Beaucoup, parmi les critiques les plus virulents contre la France sont français, ou ont des conjoints et des enfants français, vivent en France ou rêvent d’y vivre. C’est aussi le cas de diplômés d’universités française ou de parents d’étudiants de ces universités. D’autres encore sont prisonniers du fantasme de l’univers idéalisé que serait l’hexagone. Il peut paraître amusant ou anecdotique de voir les querelles des fans africains vivant en Afrique, de l’Olympique de Marseille face à ceux du Paris Saint-Germain. Parmi eux, vous trouverez de radicaux pourfendeurs de la France. On adore PSG et on déteste OM, ou l’inverse… Bref, on aime la France et on la déteste à la fois. Cette relation d’amour-haine symbolise un mal-être profond, qui correspond à cette étrange schizophrénie qu’est devenue la Françafrique.Mon expérience londonienne m’a permis d’observer non sans admiration comment les ressortissants des anciennes colonies britanniques, vivent leurs relations avec l’Angleterre. Impossible d’adapter Françafrique à partir du préfixe « anglo ». Cela n’aurait pas de sens et ne correspondrait à aucune réalité tangible. L’intégration économique spectaculaire des nigérian et des ghanéens, qui ressemble à celle des indiens et des pakistanais, devrait nous faire réfléchir, nous francophones. Ici la relation avec l’Angleterre est décomplexée et se veut pragmatique. On se bat pour décrocher des marchés en usant de méthodes capitalistiques classiques.

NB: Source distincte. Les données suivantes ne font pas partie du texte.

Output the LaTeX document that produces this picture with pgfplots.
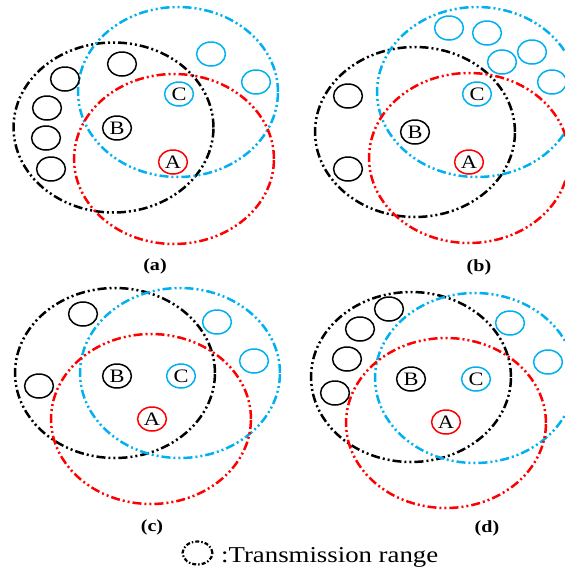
\documentclass[border=0pt]{standalone}
\usepackage{fontspec}
\setmainfont{Liberation Serif}
\usepackage{graphicx}
\usepackage{pgfplots}
\pgfplotsset{compat=1.18}
\definecolor{cblue}{RGB}{0,176,240}
\definecolor{cred}{RGB}{255,0,0}
\tikzset{bigdash/.style={line width=2.5pt, dash pattern=on 9pt off 3pt on 2pt off 3pt on 2pt off 3pt}}
\begin{document}
\begin{tikzpicture}
\begin{axis}[
  width=565pt, height=571pt, scale only axis,
  xmin=0, xmax=565, ymin=0, ymax=571, y dir=reverse,
  axis lines=none, clip=false,
]
% big transmission ranges (ellipses: stretched circles)
\addplot[only marks, mark=o, black, mark size=85pt, mark options={xscale=1.176, bigdash}]
  coordinates {(113.5,127.5) (415,132) (115,373) (411,377)};
\addplot[only marks, mark=o, cblue, mark size=85pt, mark options={xscale=1.176, bigdash}]
  coordinates {(178,92) (477,92) (180,373) (475,378)};
\addplot[only marks, mark=o, cred, mark size=85pt, mark options={xscale=1.176, bigdash}]
  coordinates {(174,159) (469,158) (151,419) (446,423)};
% small neighbour nodes
\addplot[only marks, mark=o, black, mark size=12pt, mark options={xscale=1.2, line width=1.5pt, solid}]
  coordinates {(122,64) (65,79) (47,108) (46,138) (51,169)
               (348,96) (348,169)
               (83,314) (39,386)
               (389,309) (360,329) (347,359) (335,393)};
\addplot[only marks, mark=o, cblue, mark size=12pt, mark options={xscale=1.2, line width=1.5pt, solid}]
  coordinates {(211,54) (256,82)
               (449,28) (487,33) (502,62) (532,52) (552,82)
               (217,322) (254,361)
               (510,323) (548,362)};
% labelled nodes A, B, C
\addplot[only marks, mark=o, cred, mark size=12pt, mark options={xscale=1.2, line width=1.5pt, solid},
  nodes near coords={\scalebox{1.18}[1]{\fontsize{19}{19}\selectfont\pgfplotspointmeta}},
  point meta=explicit symbolic, nodes near coords align=center,
  nodes near coords style={text=black, inner sep=0pt}]
  coordinates {(173,162)[A] (469,162)[A] (152,419)[A] (446,422)[A]};
\addplot[only marks, mark=o, black, mark size=12pt, mark options={xscale=1.2, line width=1.5pt, solid},
  nodes near coords={\scalebox{1.18}[1]{\fontsize{19}{19}\selectfont\pgfplotspointmeta}},
  point meta=explicit symbolic, nodes near coords align=center,
  nodes near coords style={text=black, inner sep=0pt}]
  coordinates {(117,128)[B] (415,132)[B] (117,376)[B] (411,379)[B]};
\addplot[only marks, mark=o, cblue, mark size=12pt, mark options={xscale=1.2, line width=1.5pt, solid},
  nodes near coords={\scalebox{1.18}[1]{\fontsize{19}{19}\selectfont\pgfplotspointmeta}},
  point meta=explicit symbolic, nodes near coords align=center,
  nodes near coords style={text=black, inner sep=0pt}]
  coordinates {(179,94)[C] (477,94)[C] (181,376)[C] (476,379)[C]};
% legend symbol
\addplot[only marks, mark=o, black, mark size=11.5pt, mark options={xscale=1.3, line width=2.2pt, dash pattern=on 4pt off 2pt on 1.5pt off 2pt}]
  coordinates {(197.5,553)};
% sub-figure captions
\node at (axis cs:155,266) {\scalebox{1.18}[1]{\fontsize{17}{17}\selectfont\bfseries (a)}};
\node at (axis cs:479,267) {\scalebox{1.18}[1]{\fontsize{17}{17}\selectfont\bfseries (b)}};
\node at (axis cs:152,527) {\scalebox{1.18}[1]{\fontsize{17}{17}\selectfont\bfseries (c)}};
\node at (axis cs:487,528) {\scalebox{1.18}[1]{\fontsize{17}{17}\selectfont\bfseries (d)}};
\node[anchor=base west, inner sep=0pt] at (axis cs:221,562) {\scalebox{1.18}[1]{\fontsize{22.7}{22.7}\selectfont :Transmission range}};
\end{axis}
\pgfresetboundingbox
\path (current axis.south west) rectangle (current axis.north east);
\end{tikzpicture}
\end{document}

Et on fait des affaires sans états d’âme.
En offrant aux sociétés civiles et aux intellectuels africains une plateforme pour débattre de l’avenir des relations entre l’Afrique et la France, Emmanuel Macron a ouvert une perspective et un horizon qui peuvent permettre de réfléchir sur un nouveau cycle historique dans lequel nous pourrions être des co-auteurs. Ce n’est plus à la France d’écrire notre destin. Mais avec elle nous pouvons, nous devons réussir à définir les bases de notre relation commune. C’est pour pourquoi nous devons soutenir Achille Mbembe. Et c’est la raison pour laquelle je formule le souhait que son engagement face à Emmanuel Macron, aussi risqué soit-il, ne soit pas un coup d’épée dans l’eau.